Definition of Line Break
A line break is a poetic device which is used at the end of a line and the beginning of the next line in a poem. It could be employed without traditional punctuation. Also it can be described as a point where in a line is divided into two halves at the end of a line. Sometimes, examples of line break at mid-clause where they create enjambment.
Examples of Line Break from Literature
With his own sword,
Which he did wave against my throat, I have ta’en
His head from him
I am absolute
Twas very Cloten
(Cymbeline by William Shakespeare)
There are two line break examples in the given passage. One line break cuts the lines in the middle of the second line. Another line break is used in the fourth line, “I” being a person has an absolute meaning. These line breaks are determining the visual shape of this text.
Match’d with an aged wife, I mete and dole
Unequal laws unto a savage race,
That hoard, and sleep, and feed, and know not me.
I cannot rest from travel: I will drink
Life to the lees:All times I have enjoy’d
Greatly, have suffer’d greatly, both with those
That loved me, and alone, on shore, and when
Vext the dim sea: I am become a name
Much have I seen and known; cities of men
And manners, climates, councils, governments
(Ulysses by Alfred Lord Tennyson)
There are many line breaks within this extract. In line three, a line break cuts the two lines at, “I mete and dole”. Similarly, a break occurs in other lines like “I will drink…”, “all times I have enjoyed” and “I am become a name”.

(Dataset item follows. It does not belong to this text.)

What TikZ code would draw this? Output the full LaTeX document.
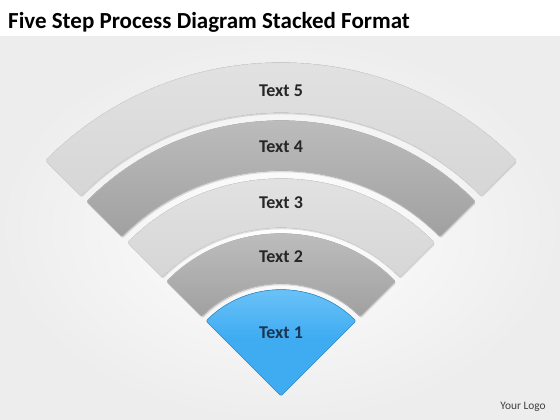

My heart aches, and a drowsy numbness pains
My sense, as though of hemlock I had drunk,
Or emptied some dull opiate to the drain..:….
That thou, light-winged Dryad of the trees
In some melodious plot
Of beechen green, and shadows numberless,
Singest of summer in full-throated ease
(Ode to a Nightingale by John Keats)
In this excerpt, Keats has employed line breaks to create different types of artistic effects. The line also forces the readers to take a slight break that in turn reinforces the disclosure of the following lines.
Turning and turning in the widening gyre
The falcon cannot hear the falconer;
Things fall apart; the centre cannot hold;
The blood-dimmed tide is loosed, and everywhere
The ceremony of innocence is drowned;
The best lack all conviction, while the worst
Are full of passionate intensity.…….
The Second Coming! Hardly are those words out
And what rough beast, its hour come round at last,
(The Second Coming by William Butler Yeats)
This excerpt is also filled with several line breaks. These include “the center cannot hold”, “and everywhere….” The poet takes the readers into surprising and multiple ideas.
Half sunk, a shattered visage lies, whose frown,
And wrinkled lip, and sneer of cold command,
Tell that its sculptor well those passions read
Which yet survive, stamped on these lifeless things,
Look on my works, ye Mighty, and despair!
Nothing beside remains. Round the decay
Of that colossal wreck,boundless and bare
The lone and level sands stretch far away.
(Ozymandias by Percy Bysshe Shelley)
This extract is also a good example of line breaks. These line breaks are providing dynamism to the poem, also giving breaks in the flow of reading.
Function of Line Break
Line breaks could be the source of dynamism in poetry since they provide a manner whereby poetic forms inculcate contents with strength and consequential meanings – which might not be possible in other types of text in the same level. Line breaks are used as important poetic devices, because they often bring ambiguity and also affect the meaning. However, they lead the readers into surprising ideas and different understandings, as well as controlling the manner wherein they come upon ideas.